Shankaracharya exclusively advocates that the real, experiential knowledge of the Brahman/Atman identity is sufficient to get enlightened, and that as far as spiritual seekers are ready to sacrifice everything to obtain this supreme wisdom, they need neither rituals nor meditation as spiritual exercise.

He utilises extensive dialectic discussions to dispel almost all arguments made by his opponents. His use of logic is inexorable, and in depth.
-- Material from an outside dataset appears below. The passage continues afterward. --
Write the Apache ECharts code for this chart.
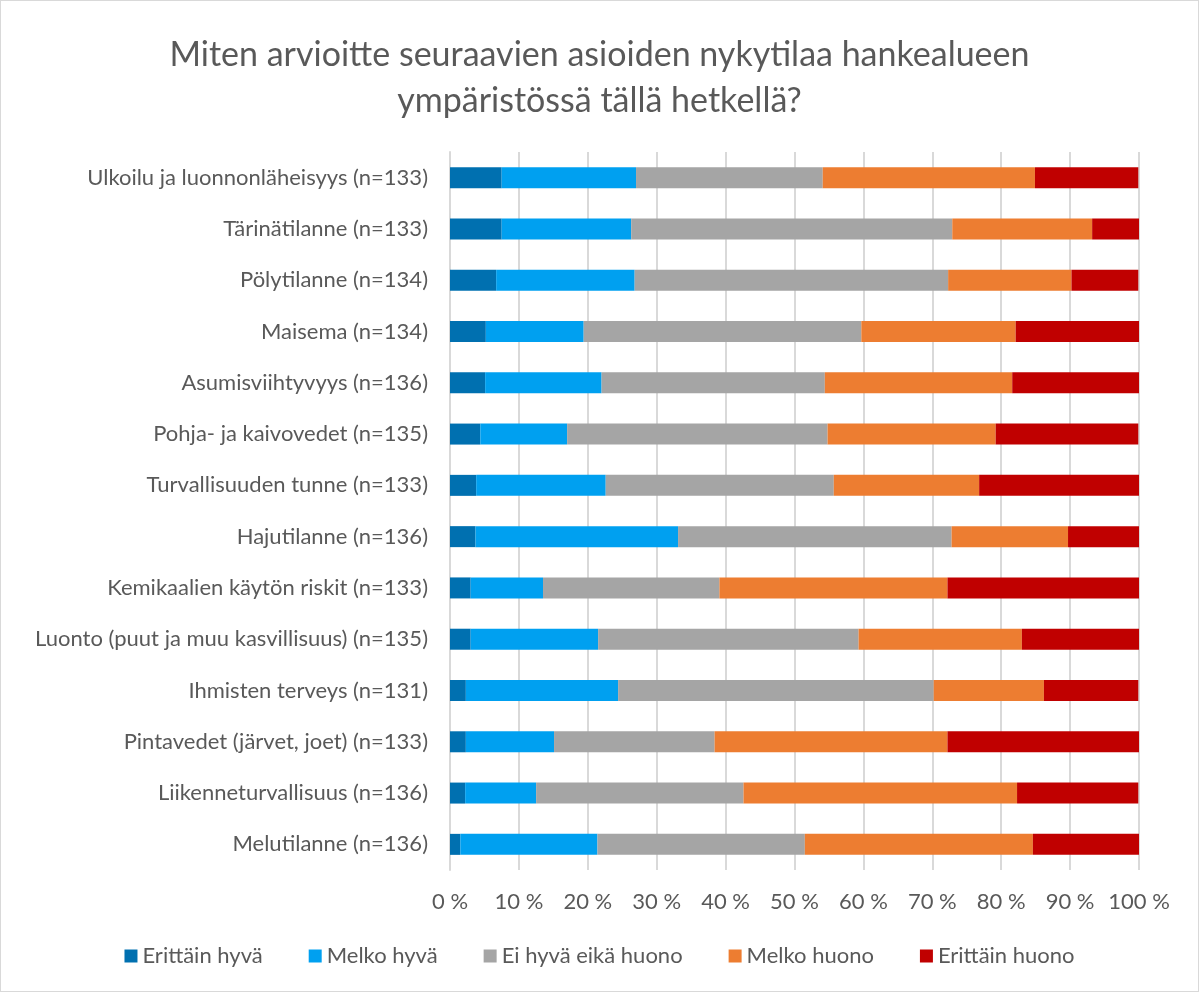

To his opponents who ask him why "One" (the Brahman/Atman identity) becomes many (this phenomenal world), Shankaracharya answers that it is because of our lack of knowledge which makes us "superimpose" the false on the real, and believe that "one" looks many. For instance, suppose that a man thinks that there is a snake in the wood, but in fact it is simply a rope. In this case, as far as he continues to superimpose the false image of a snake on the rope, he will never be able to know that it is a rope. But as soon as he drops the false knowledge, he can experience the reality as it is. Similarly, because of the false knowledge about our real identity, we misunderstand that there is a phenomenal world "out there", which is different from us. It is those who can get rid of this false "superimposition", who will know instantaneously that we are one with the whole world, and that we are "enlightened" already here, at this very moment.